Re: MacBinary 4 format
Re: MacBinary 4 format
- Subject: Re: MacBinary 4 format
- From: Mike Cohen <email@hidden>
- Date: Wed, 28 Jul 2004 14:16:18 -0400
Yes, it was originally a way to transmit mac files via XMODEM protocol,
which is why everything was padded to 128-byte boundaries in the
original spec. It evolved into Binhex, which encoded everything in
ASCII. Macbinary is still sometimes used to encode files into a single
fork, but AppleSingle pretty much replaced it.
On Jul 28, 2004, at 1:56 PM, Mike Fischer wrote:
Am 27.07.2004 um 15:47 schrieb David Catmull
<email@hidden>:
On Jul 27, 2004, at 7:32 AM, Mike Fischer wrote:
Did you check out <http://www.rfc-editor.org/rfc/rfc1741.txt>?
It describes BinHex 4.0 which is probably what you are looking for.
If
not I don't know.
Thanks, but that isn't the same thing.

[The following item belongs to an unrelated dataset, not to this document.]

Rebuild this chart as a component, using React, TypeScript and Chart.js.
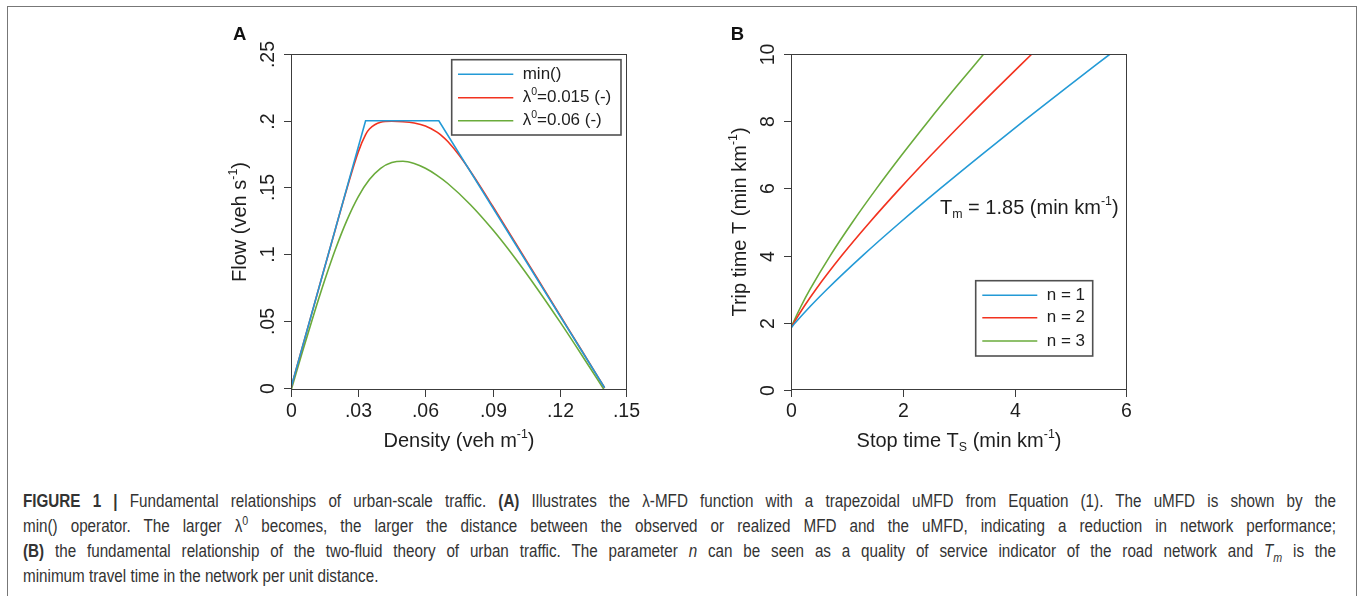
import React, { useEffect, useRef } from 'react';
import { Chart, registerables } from 'chart.js';

Chart.register(...registerables);

// ---------- Panel A data ----------
const densityMin = [0, 0.0333, 0.066, 0.14];
const flowMin = [0, 0.2, 0.2, 0];

const densityLam015 = [0, 0.005, 0.01, 0.015, 0.02, 0.025, 0.03, 0.0333, 0.035, 0.04, 0.045, 0.05, 0.055, 0.06, 0.065, 0.0667, 0.07, 0.075, 0.08, 0.085, 0.09, 0.1, 0.11, 0.12, 0.13, 0.14];
const flowLam015 = [0, 0.03, 0.06, 0.09, 0.1199, 0.1495, 0.1765, 0.1896, 0.1938, 0.1989, 0.1996, 0.1993, 0.1983, 0.1961, 0.1917, 0.1896, 0.1844, 0.1743, 0.1624, 0.1495, 0.1361, 0.1091, 0.0818, 0.0545, 0.0273, 0];

const densityLam06 = [0, 0.005, 0.01, 0.015, 0.02, 0.025, 0.03, 0.035, 0.04, 0.045, 0.05, 0.055, 0.06, 0.065, 0.07, 0.08, 0.09, 0.1, 0.11, 0.12, 0.13, 0.14];
const flowLam06 = [-0.0022, 0.0264, 0.054, 0.0803, 0.1045, 0.1256, 0.143, 0.1559, 0.1644, 0.1687, 0.1697, 0.168, 0.1644, 0.1593, 0.153, 0.1373, 0.1185, 0.0972, 0.074, 0.0495, 0.024, -0.0021];

const legendA = ['min()', 'λ^{0}=0.015 (-)', 'λ^{0}=0.06 (-)'];
const xTicksA = [0, 0.03, 0.06, 0.09, 0.12, 0.15];
const xTickLabelsA = ['0', '.03', '.06', '.09', '.12', '.15'];
const yTicksA = [0, 0.05, 0.1, 0.15, 0.2, 0.25];
const yTickLabelsA = ['0', '.05', '.1', '.15', '.2', '.25'];

// ---------- Panel B data ----------
const tripTime = [1.85, 2, 2.5, 3, 4, 5, 6, 7, 8, 9, 10];
const stopTimeN1 = [0, 0.0765, 0.3495, 0.6442, 1.2798, 1.9587, 2.6684, 3.4015, 4.153, 4.9197, 5.6989];
const stopTimeN2 = [0, 0.0513, 0.2387, 0.4465, 0.9067, 1.4105, 1.9466, 2.5078, 3.0896, 3.6885, 4.302];
const stopTimeN3 = [0, 0.0385, 0.1811, 0.3414, 0.7012, 1.1002, 1.5287, 1.9808, 2.4521, 2.9397, 3.4414];

const legendB = ['n = 1', 'n = 2', 'n = 3'];
const xTicksB = [0, 2, 4, 6];
const xTickLabelsB = ['0', '2', '4', '6'];
const yTicksB = [0, 2, 4, 6, 8, 10];
const yTickLabelsB = ['0', '2', '4', '6', '8', '10'];

const BLUE = '#239ad6';
const RED = '#f2321f';
const GREEN = '#6aab3b';
const FONT = '"Liberation Sans", Arial, Helvetica, sans-serif';

type Seg = { t: string; k: 'n' | 'sup' | 'sub' };

function parseRich(s: string): Seg[] {
  const out: Seg[] = [];
  const re = /([\^_])\{([^}]*)\}/g;
  let last = 0;
  let m: RegExpExecArray | null;
  while ((m = re.exec(s))) {
    if (m.index > last) out.push({ t: s.slice(last, m.index), k: 'n' });
    out.push({ t: m[2], k: m[1] === '^' ? 'sup' : 'sub' });
    last = m.index + m[0].length;
  }
  if (last < s.length) out.push({ t: s.slice(last), k: 'n' });
  return out;
}

function drawRich(ctx: CanvasRenderingContext2D, text: string, x: number, y: number, size: number, align: 'left' | 'center', bold = false) {
  const segs = parseRich(text);
  const w = bold ? 'bold ' : '';
  const parts = segs.map((s) => {
    const sz = s.k === 'n' ? size : size * 0.62;
    ctx.font = `${w}${sz}px ${FONT}`;
    return { ...s, sz, w: ctx.measureText(s.t).width };
  });
  const total = parts.reduce((a, p) => a + p.w, 0);
  let cx = align === 'center' ? x - total / 2 : x;
  ctx.textAlign = 'left';
  ctx.textBaseline = 'middle';
  for (const p of parts) {
    ctx.font = `${w}${p.sz}px ${FONT}`;
    const dy = p.k === 'sup' ? -size * 0.3 : p.k === 'sub' ? size * 0.32 : 0;
    ctx.fillText(p.t, cx, y + dy);
    cx += p.w;
  }
}

type PanelCfg = {
  xMin: number; xMax: number; yMin: number; yMax: number;
  xTicks: number[]; xTickLabels: string[]; yTicks: number[]; yTickLabels: string[];
  xTitle: string; yTitle: string; label: string; labelPos: [number, number];
  legend: { labels: string[]; colors: string[]; box: [number, number, number, number]; lineX: [number, number]; rowsY: number[]; textX: number };
  annotation?: { text: string; x: number; y: number };
};

function decorPlugin(cfg: PanelCfg) {
  return {
    id: 'decor',
    afterDraw(chart: any) {
      const { ctx, chartArea: a, scales } = chart;
      const xs = scales.x;
      const ys = scales.y;
      ctx.save();
      const L = Math.round(a.left), R = Math.round(a.right), T = Math.round(a.top), B = Math.round(a.bottom);
      ctx.strokeStyle = '#3c3c3c';
      ctx.lineWidth = 1;
      ctx.strokeRect(L + 0.5, T + 0.5, R - L - 1, B - T - 1);
      ctx.fillStyle = '#1e1e1e';
      // x ticks
      cfg.xTicks.forEach((v, i) => {
        let px = Math.round(xs.getPixelForValue(v));
        if (px >= R) px = R - 1;
        ctx.beginPath();
        ctx.moveTo(px + 0.5, B);
        ctx.lineTo(px + 0.5, B + 7);
        ctx.stroke();
        drawRich(ctx, cfg.xTickLabels[i], px + 0.5, B + 22, 19.5, 'center');
      });
      // y ticks
      cfg.yTicks.forEach((v, i) => {
        let py = Math.round(ys.getPixelForValue(v));
        if (py < T) py = T;
        ctx.beginPath();
        ctx.moveTo(L - 7, py + 0.5);
        ctx.lineTo(L, py + 0.5);
        ctx.stroke();
        ctx.save();
        ctx.translate(L - 22, py + 0.5);
        ctx.rotate(-Math.PI / 2);
        drawRich(ctx, cfg.yTickLabels[i], 0, 0, 19.5, 'center');
        ctx.restore();
      });
      // titles
      drawRich(ctx, cfg.xTitle, (L + R) / 2, B + 51, 20, 'center');
      ctx.save();
      ctx.translate(L - 51, (T + B) / 2);
      ctx.rotate(-Math.PI / 2);
      drawRich(ctx, cfg.yTitle, 0, 0, 20, 'center');
      ctx.restore();
      // panel label
      ctx.fillStyle = '#111';
      drawRich(ctx, cfg.label, cfg.labelPos[0], cfg.labelPos[1], 18.5, 'center', true);
      // legend
      const lg = cfg.legend;
      ctx.strokeStyle = '#505050';
      ctx.lineWidth = 1.6;
      ctx.strokeRect(lg.box[0], lg.box[1], lg.box[2] - lg.box[0], lg.box[3] - lg.box[1]);
      lg.labels.forEach((lab, i) => {
        ctx.strokeStyle = lg.colors[i];
        ctx.lineWidth = 1.6;
        ctx.beginPath();
        ctx.moveTo(lg.lineX[0], lg.rowsY[i]);
        ctx.lineTo(lg.lineX[1], lg.rowsY[i]);
        ctx.stroke();
        ctx.fillStyle = '#1e1e1e';
        drawRich(ctx, lab, lg.textX, lg.rowsY[i], 17, 'left');
      });
      if (cfg.annotation) {
        ctx.fillStyle = '#1e1e1e';
        drawRich(ctx, cfg.annotation.text, cfg.annotation.x, cfg.annotation.y, 20, 'left');
      }
      ctx.restore();
    },
  };
}

function toPoints(xs: number[], ys: number[]) {
  return xs.map((x, i) => ({ x, y: ys[i] }));
}

function Panel({ left, top, cfg, datasets }: { left: number; top: number; cfg: PanelCfg; datasets: any[] }) {
  const ref = useRef<HTMLCanvasElement>(null);
  useEffect(() => {
    if (!ref.current) return;
    const chart = new Chart(ref.current, {
      type: 'line',
      data: { datasets },
      options: {
        animation: false,
        responsive: false,
        devicePixelRatio: 1,
        layout: { padding: { left: 91, top: 34, right: 23, bottom: 80 } },
        plugins: { legend: { display: false }, tooltip: { enabled: false } },
        elements: { point: { radius: 0 } },
        scales: {
          x: { type: 'linear', min: cfg.xMin, max: cfg.xMax, display: false },
          y: { type: 'linear', min: cfg.yMin, max: cfg.yMax, display: false },
        },
      } as any,
      plugins: [decorPlugin(cfg) as any],
    });
    return () => chart.destroy();
  }, []);
  return <canvas ref={ref} width={450} height={450} style={{ position: 'absolute', left, top, width: 450, height: 450 }} />;
}

const cfgA: PanelCfg = {
  xMin: 0, xMax: 0.15, yMin: -0.0017, yMax: 0.25,
  xTicks: xTicksA, xTickLabels: xTickLabelsA, yTicks: yTicksA, yTickLabels: yTickLabelsA,
  xTitle: 'Density (veh m^{-1})', yTitle: 'Flow (veh s^{-1})', label: 'A', labelPos: [39.7, 15],
  legend: { labels: legendA, colors: [BLUE, RED, GREEN], box: [251.7, 39.7, 421, 115], lineX: [258, 313.3], rowsY: [54.3, 77.7, 100.7], textX: 322.7 },
};

const cfgB: PanelCfg = {
  xMin: 0, xMax: 6, yMin: 0, yMax: 10,
  xTicks: xTicksB, xTickLabels: xTickLabelsB, yTicks: yTicksB, yTickLabels: yTickLabelsB,
  xTitle: 'Stop time T_{S} (min km^{-1})', yTitle: 'Trip time T (min km^{-1})', label: 'B', labelPos: [37.5, 14.5],
  legend: { labels: legendB, colors: [BLUE, RED, GREEN], box: [275.7, 260.7, 392.7, 336], lineX: [282.3, 337.3], rowsY: [275.3, 297.7, 321], textX: 346.7 },
  annotation: { text: 'T_{m} = 1.85 (min km^{-1})', x: 240, y: 188 },
};

const lineBase = { borderWidth: 1.6, pointRadius: 0, fill: false };

const datasetsA = [
  { ...lineBase, label: legendA[0], data: toPoints(densityMin, flowMin), borderColor: BLUE, tension: 0 },
  { ...lineBase, label: legendA[1], data: toPoints(densityLam015, flowLam015), borderColor: RED, cubicInterpolationMode: 'monotone' },
  { ...lineBase, label: legendA[2], data: toPoints(densityLam06, flowLam06), borderColor: GREEN, cubicInterpolationMode: 'monotone' },
];

const datasetsB = [
  { ...lineBase, label: legendB[0], data: toPoints(stopTimeN1, tripTime), borderColor: BLUE, cubicInterpolationMode: 'monotone' },
  { ...lineBase, label: legendB[1], data: toPoints(stopTimeN2, tripTime), borderColor: RED, cubicInterpolationMode: 'monotone' },
  { ...lineBase, label: legendB[2], data: toPoints(stopTimeN3, tripTime), borderColor: GREEN, cubicInterpolationMode: 'monotone' },
];

const CAP_SCALE = 0.87;
const capLine: React.CSSProperties = {
  position: 'absolute', left: 23, width: 1313 / CAP_SCALE, height: 20, lineHeight: '20px',
  fontSize: 17.5, color: '#333', textAlign: 'justify',
  transform: `scaleX(${CAP_SCALE})`, transformOrigin: '0 0',
};
const supStyle: React.CSSProperties = { fontSize: '0.7em', verticalAlign: 'super', lineHeight: 0 };
const subStyle: React.CSSProperties = { fontSize: '0.7em', verticalAlign: 'sub', lineHeight: 0 };

function Justified({ top, children, last }: { top: number; children: React.ReactNode; last?: boolean }) {
  return (
    <div style={{ ...capLine, top, whiteSpace: 'normal', textAlignLast: last ? 'left' : 'justify' } as any}>{children}</div>
  );
}

export default function App() {
  return (
    <div style={{ position: 'absolute', left: 0, top: 0, width: 1358, height: 596, background: '#fff', overflow: 'hidden', fontFamily: FONT }}>
      <div style={{ position: 'absolute', left: 7, top: 6, width: 1348, height: 640, borderTop: '1px solid #777', borderLeft: '1px solid #777', borderRight: '1px solid #777' }} />
      <Panel left={200} top={20} cfg={cfgA} datasets={datasetsA} />
      <Panel left={700} top={20} cfg={cfgB} datasets={datasetsB} />
      <Justified top={491}>
        <b>FIGURE 1 |</b> Fundamental relationships of urban-scale traffic. <b>(A)</b> Illustrates the λ-MFD function with a trapezoidal uMFD from Equation (1). The uMFD is shown by the
      </Justified>
      <Justified top={516}>
        min() operator. The larger λ<sup style={supStyle}>0</sup> becomes, the larger the distance between the observed or realized MFD and the uMFD, indicating a reduction in network performance;
      </Justified>
      <Justified top={541}>
        <b>(B)</b> the fundamental relationship of the two-fluid theory of urban traffic. The parameter <i>n</i> can be seen as a quality of service indicator of the road network and <i>T<sub style={subStyle}>m</sub></i> is the
      </Justified>
      <Justified top={566} last>
        minimum travel time in the network per unit distance.
      </Justified>
    </div>
  );
}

BinHex is a text encoding like
Base64, whereas MacBinary is... binary.
Actually if you look at the RFC you will note that it is more than
just an encoding. Some meta data is also included as well as checksums
and both forks. But it is limited to the older HFS limits (name and
sizes) and contains no date/time information.
And wasn't MacBinary actually a transfer protocol? If you are using
HTTP then you wouldn't need another protocol layer on top of that.